Combien y a-t-il au juste de Latino-américains pauvres ? Il y a une statistique très largement répandue, selon laquelle une personne sur trois dans la région dispose d'un revenu de moins de deux dollars par jour.
Nul ne peut nier que la pauvreté est omniprésente en Amérique, mais l'insuffisance des données nous met dans l'impossibilité de mesurer exactement la gravité du problème dans la région, affirme l'économiste Nora Lustig, chef de la nouvelle Direction des services consultatifs sur la pauvreté et l'inégalité à la BID. Pour commencer, les chiffres que l'on peut avancer concernant l'ensemble de la région sont presque forcément inexacts puisque ce ne sont pas tous les pays qui effectuent des sondages pour mesurer la pauvreté.
En fait, certains pays où la pauvreté est très grande - et il ne s'agit pas d'une constatation fortuite - ne disposent pas de ces informations , a-t-elle souligné dans une communication faite à la Banque en mai dernier. Ainsi, nous ne disposons pas d'informations sur le Guatemala, ni sur le Nicaragua, ni sur la Bolivie rurale.
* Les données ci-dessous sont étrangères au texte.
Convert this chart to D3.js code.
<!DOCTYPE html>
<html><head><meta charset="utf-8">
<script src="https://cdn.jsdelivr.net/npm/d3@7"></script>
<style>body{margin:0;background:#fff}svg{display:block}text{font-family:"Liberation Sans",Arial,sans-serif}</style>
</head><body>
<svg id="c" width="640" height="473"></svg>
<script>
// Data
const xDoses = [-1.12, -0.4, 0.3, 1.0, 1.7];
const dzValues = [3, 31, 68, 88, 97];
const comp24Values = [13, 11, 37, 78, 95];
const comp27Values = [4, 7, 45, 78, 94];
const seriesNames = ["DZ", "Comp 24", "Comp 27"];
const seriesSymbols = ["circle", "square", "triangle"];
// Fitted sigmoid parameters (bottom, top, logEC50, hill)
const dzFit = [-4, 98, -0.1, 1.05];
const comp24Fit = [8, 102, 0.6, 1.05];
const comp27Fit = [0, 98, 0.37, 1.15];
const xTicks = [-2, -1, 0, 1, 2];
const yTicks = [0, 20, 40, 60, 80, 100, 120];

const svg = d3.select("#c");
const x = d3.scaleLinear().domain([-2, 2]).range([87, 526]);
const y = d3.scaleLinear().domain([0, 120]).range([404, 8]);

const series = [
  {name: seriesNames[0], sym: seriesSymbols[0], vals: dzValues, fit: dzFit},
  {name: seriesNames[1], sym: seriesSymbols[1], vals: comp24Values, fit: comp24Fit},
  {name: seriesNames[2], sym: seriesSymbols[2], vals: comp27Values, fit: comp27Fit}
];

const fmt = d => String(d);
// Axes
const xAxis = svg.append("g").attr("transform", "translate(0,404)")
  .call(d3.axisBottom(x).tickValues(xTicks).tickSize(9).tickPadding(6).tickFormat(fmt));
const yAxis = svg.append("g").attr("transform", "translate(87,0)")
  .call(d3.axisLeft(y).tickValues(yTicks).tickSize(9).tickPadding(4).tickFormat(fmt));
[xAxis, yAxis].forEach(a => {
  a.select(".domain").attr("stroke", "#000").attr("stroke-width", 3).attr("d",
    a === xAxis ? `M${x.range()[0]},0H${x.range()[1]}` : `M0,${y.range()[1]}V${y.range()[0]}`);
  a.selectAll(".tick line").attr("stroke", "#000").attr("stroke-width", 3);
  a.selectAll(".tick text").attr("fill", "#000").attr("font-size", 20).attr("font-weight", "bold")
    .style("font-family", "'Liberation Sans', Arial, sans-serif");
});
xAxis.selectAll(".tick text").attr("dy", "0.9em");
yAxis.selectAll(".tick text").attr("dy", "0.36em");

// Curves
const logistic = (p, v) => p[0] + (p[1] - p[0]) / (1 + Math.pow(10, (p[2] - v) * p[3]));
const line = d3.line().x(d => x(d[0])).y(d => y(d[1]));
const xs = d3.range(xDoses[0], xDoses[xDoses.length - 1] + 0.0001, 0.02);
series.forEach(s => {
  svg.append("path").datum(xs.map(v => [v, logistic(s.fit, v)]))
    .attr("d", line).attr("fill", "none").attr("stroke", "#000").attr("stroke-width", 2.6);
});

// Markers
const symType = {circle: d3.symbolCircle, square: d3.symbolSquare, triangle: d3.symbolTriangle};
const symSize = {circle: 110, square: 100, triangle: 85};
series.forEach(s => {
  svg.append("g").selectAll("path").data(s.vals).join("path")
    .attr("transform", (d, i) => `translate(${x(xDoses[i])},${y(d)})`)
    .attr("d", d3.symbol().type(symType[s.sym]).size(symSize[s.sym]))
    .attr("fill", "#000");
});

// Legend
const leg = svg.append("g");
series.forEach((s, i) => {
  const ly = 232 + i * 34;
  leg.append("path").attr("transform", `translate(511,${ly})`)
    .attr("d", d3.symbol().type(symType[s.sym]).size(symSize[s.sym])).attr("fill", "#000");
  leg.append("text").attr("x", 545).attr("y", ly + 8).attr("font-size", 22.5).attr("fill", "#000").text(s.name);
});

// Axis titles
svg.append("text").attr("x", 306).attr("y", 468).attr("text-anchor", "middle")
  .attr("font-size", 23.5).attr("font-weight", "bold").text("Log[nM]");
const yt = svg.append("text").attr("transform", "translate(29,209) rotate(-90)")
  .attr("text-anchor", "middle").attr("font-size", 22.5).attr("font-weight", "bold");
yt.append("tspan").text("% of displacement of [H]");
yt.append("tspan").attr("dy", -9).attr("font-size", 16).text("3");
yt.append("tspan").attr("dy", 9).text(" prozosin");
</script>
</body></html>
S'il est vrai qu'exclure les pays dont les populations sont relativement faibles ne change guère le pourcentage régional, il est indispensable pour les responsables de savoir combien de pauvres il y a dans un pays donné, affirme-t-elle.
Outre la couverture lacunaire, la diversité des méthodes dont se servent les analystes, les agences gouvernementales et les organisations multilatérales pour corriger les données en fonction de la sous-comptabilisation des revenus et des consommations vient embrouiller les chiffres. Il n'est pas inhabituel de trouver pour un même pays et une même année des calculs complètement différents, même avec un seuil de pauvreté identique. Lorsque cela se produit pour le Brésil, par exemple, le chiffre des pauvres peut enfler ou diminuer de 10 à 15 millions de personnes.
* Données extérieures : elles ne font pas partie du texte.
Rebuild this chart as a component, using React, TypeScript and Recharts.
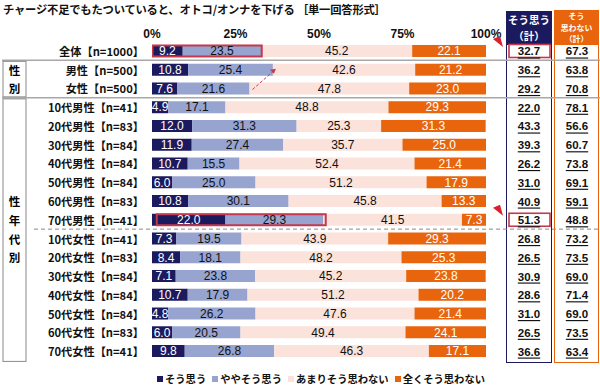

Il ne s'agit pas du tout d'arguties intellectuelles. L'absence de chiffres fiables nuit aux efforts visant à mesurer l'aggravation ou le recul de la pauvreté ou au ciblage des populations.
Pour aplanir cet obstacle, la BID, la Banque mondiale et la Commission économique des Nations Unies pour l'Amérique latine et les Caraïbes (CEPALC) collaborent à la mise en œuvre d'un programme de sondages dans les pays où ils sont inexistants ou susceptibles d'améliorations.
Nous avons espoir que dans dix ans ce problème n'existera plus , a-t-elle ajouté.